The Massachusetts Institute of Technology should broaden its faculty recruiting efforts to include highly regarded institutions known for ethnic diversity or it risks losing the best professors and minority students who feel drawn to universities with more diverse environments, according to a report on the climate at MIT for minority faculty.
The report tries to drive home the point that excellence and inclusion are not competing concepts. They can be achieved in unison by opening up frank, albeit at times awkward, dialogue and forging new strategic alliances.
"We would like to be able to create a template that other institutions can use in recruiting graduate students and developing post-doctoral programs, which are often extremely important in generating potential for an academic career, and in recruiting and hiring minority faculty," said Dr. Paula T. Hammond, Bayer Professor of Chemical Engineering and leader of the committee that prepared the report.
The report released Thursday from MIT's Initiative on Faculty Race and Diversity is the product of 30 months of research and analysis by a team of nine MIT faculty members. Provost Dr. L. Rafael Reif launched the initiative in 2007. At issue is how race affects recruitment, retention, professional opportunities and collegial experiences for Black, Hispanic and Native American professors at MIT. The report encompasses all the schools in the university. While there has been progress for under-represented minority (URM) faculty, their experiences are still different from their nonminority peers. Experiences appear to be even more negative for URM females.
One point Hammond emphasized in the report is that MIT recruits heavily from its own graduates and from a few peer institutions such as Harvard and Stanford universities. A key recommendation of the report is to broaden that recruiting base.

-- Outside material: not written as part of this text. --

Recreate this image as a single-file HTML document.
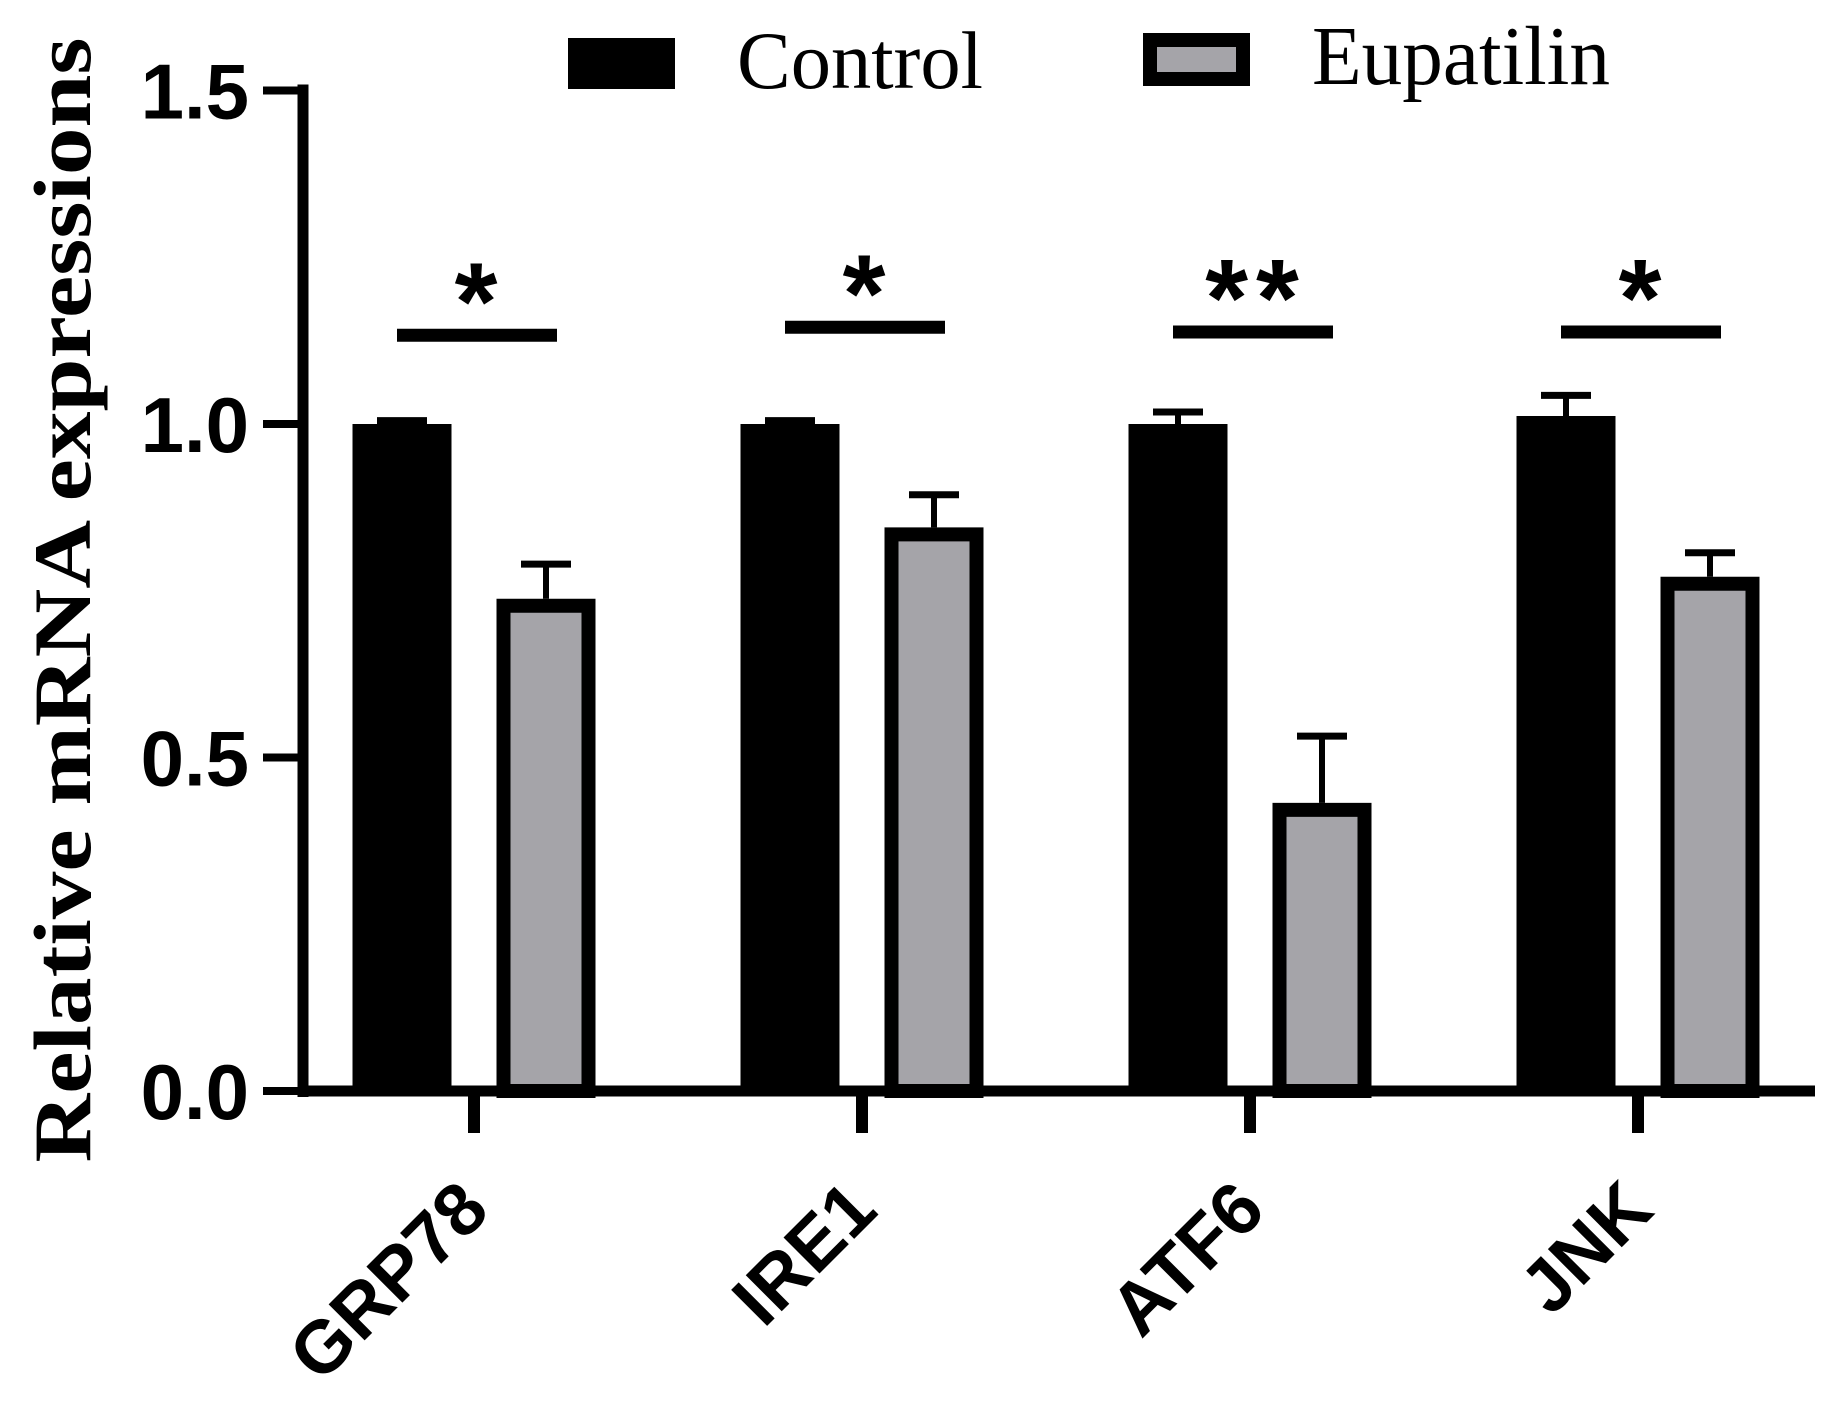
<!DOCTYPE html>
<html><head><meta charset="utf-8"><style>
html,body{margin:0;padding:0;background:#fff;}
svg{display:block;}
</style></head><body>
<svg id="chart" width="1831" height="1402" viewBox="0 0 1831 1402" xmlns="http://www.w3.org/2000/svg">
<g id="axes"></g><g id="bars"></g><g id="sig"></g>
<g>
  <rect x="568" y="38" width="107" height="51" fill="#000"/>
  <text x="737" y="88" font-family="Liberation Serif, serif" font-size="82" textLength="246" lengthAdjust="spacingAndGlyphs">Control</text>
  <rect x="1150" y="40" width="93" height="39" fill="#a5a4a9" stroke="#000" stroke-width="14"/>
  <text x="1312" y="84" font-family="Liberation Serif, serif" font-size="84" textLength="298" lengthAdjust="spacingAndGlyphs">Eupatilin</text>
</g>
<text transform="translate(90,600) rotate(-90)" text-anchor="middle" font-family="Liberation Serif, serif" font-weight="bold" font-size="82" textLength="1125" lengthAdjust="spacingAndGlyphs">Relative  mRNA expressions</text>
</svg>
<script>
const categories = ["GRP78","IRE1","ATF6","JNK"];
const controlValues = [1.0, 1.0, 1.0, 1.012];
const controlErrors = [0.005, 0.005, 0.018, 0.031];
const eupatilinValues = [0.738, 0.845, 0.432, 0.771];
const eupatilinErrors = [0.052, 0.049, 0.1, 0.036];
const significance = ["*","*","**","*"];
const sigLevels = [1.13, 1.145, 1.138, 1.138];
const yTicks = [0, 0.5, 1.0, 1.5];
const yTickLabels = ["0.0","0.5","1.0","1.5"];

const NS="http://www.w3.org/2000/svg";
const y0=1091, unit=667;
function yScale(v){return y0 - v*unit;}
function xScale(i){return 474 + i*388;}
function mk(tag, attrs, parent){const e=document.createElementNS(NS,tag);for(const k in attrs)e.setAttribute(k,attrs[k]);parent.appendChild(e);return e;}
const axes=document.getElementById('axes'), bars=document.getElementById('bars'), sig=document.getElementById('sig');

let l=mk('line',{x1:303,y1:yScale(1.5)-6,x2:303,y2:y0+6,stroke:'#000','stroke-width':11},axes);


l=mk('line',{x1:298,y1:y0,x2:1815,y2:y0,stroke:'#000','stroke-width':11},axes);



yTicks.forEach((v,i)=>{
  const t=mk('line',{x1:263,y1:yScale(v),x2:303,y2:yScale(v),stroke:'#000','stroke-width':8},axes);
  
  
  const tx=mk('text',{x:249,y:yScale(v)+28,'text-anchor':'end','font-family':'Liberation Sans, sans-serif','font-weight':'bold','font-size':78},axes);
  tx.textContent=yTickLabels[i];
  
  
});

categories.forEach((c,i)=>{
  const cx=xScale(i);
  const t=mk('line',{x1:cx,y1:y0,x2:cx,y2:1133,stroke:'#000','stroke-width':12},axes);
  
  
  const tx=mk('text',{x:0,y:0,'text-anchor':'end','font-family':'Liberation Sans, sans-serif','font-weight':'bold','font-size':74,transform:`translate(${cx+18},${1213}) rotate(-45)`},axes);
  tx.textContent=c;
  
  

  const xc=cx-72, w=99;
  const cv=controlValues[i];
  const ce=controlErrors[i];
  let eb=mk('line',{x1:xc,y1:yScale(cv),x2:xc,y2:yScale(cv+ce),stroke:'#000','stroke-width':6},bars);
  
  
  eb=mk('line',{x1:xc-25,y1:yScale(cv+ce),x2:xc+25,y2:yScale(cv+ce),stroke:'#000','stroke-width':7},bars);
  
  
  const b=mk('rect',{x:xc-w/2,y:yScale(cv),width:w,height:y0-yScale(cv),fill:'#000'},bars);
  
  

  const xe=cx+72;
  const ev=eupatilinValues[i];
  const ee=eupatilinErrors[i];
  eb=mk('line',{x1:xe,y1:yScale(ev),x2:xe,y2:yScale(ev+ee),stroke:'#000','stroke-width':6},bars);
  
  
  eb=mk('line',{x1:xe-25,y1:yScale(ev+ee),x2:xe+25,y2:yScale(ev+ee),stroke:'#000','stroke-width':7},bars);
  
  
  const be=mk('rect',{x:xe-w/2+7,y:yScale(ev)+7,width:w-14,height:y0-yScale(ev)-7,fill:'#a5a4a9',stroke:'#000','stroke-width':14},bars);
  
  

  const sy=yScale(sigLevels[i])+ (i===0?-2:0);
  const sl=mk('line',{x1:cx-77,y1:sy,x2:cx+83,y2:sy,stroke:'#000','stroke-width':13},sig);
  
  
  const st=mk('text',{x:cx+6,y:sy+4,'text-anchor':'middle','font-family':'Liberation Sans, sans-serif','font-weight':'bold','font-size':110,'letter-spacing':'8'},sig);
  st.textContent=significance[i];
  
  
});
</script>
</body></html>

"We really need to make partners of our peer schools in a way we perhaps haven't in the past," Hammond said. "Be very strategic and focused on working with peer schools to not only build our pipeline, but then to channel our students to these other institutions and vice versa. So that we increase the number of graduate students across the board in these fields and ultimately increase the number of viable faculty candidates in these fields."
MIT has been grappling with faculty diversity for a number of years and the issue gained national attention in 2007 with the hunger strike of a Black biological engineering professor who was denied tenure.
Although MIT has made some progress- 11 percent of faculty hires in the last five years have been underrepresented minorities and their representation on faculty rose from 4.3 percent in academic year 2001 to 6.4 percent now- turnover is a problem.
The report noted that a higher percentage of URM faculty leave before or after they are promoted to associate professor without tenure, suggesting a professor's first three to five years at MIT are crucial. It also notes poor or negative faculty mentoring experiences are more frequent for URM, and mentoring across MIT lacks consistency. There is also "great awkwardness" in addressing race and racial differences openly at MIT.
With regard to overcoming the awkwardness, Hammond noted, "When we begin to discuss this report among our faculty what we hope to do is engage our faculty. There is a sense that if we talk about excellence in science and technology then we can't pay attention to diversity or background. What we're trying to do at MIT is help faculty feel more comfortable with the idea that diversity can contribute to excellence in a very unique way. Bringing unique perspectives and view points is beneficial."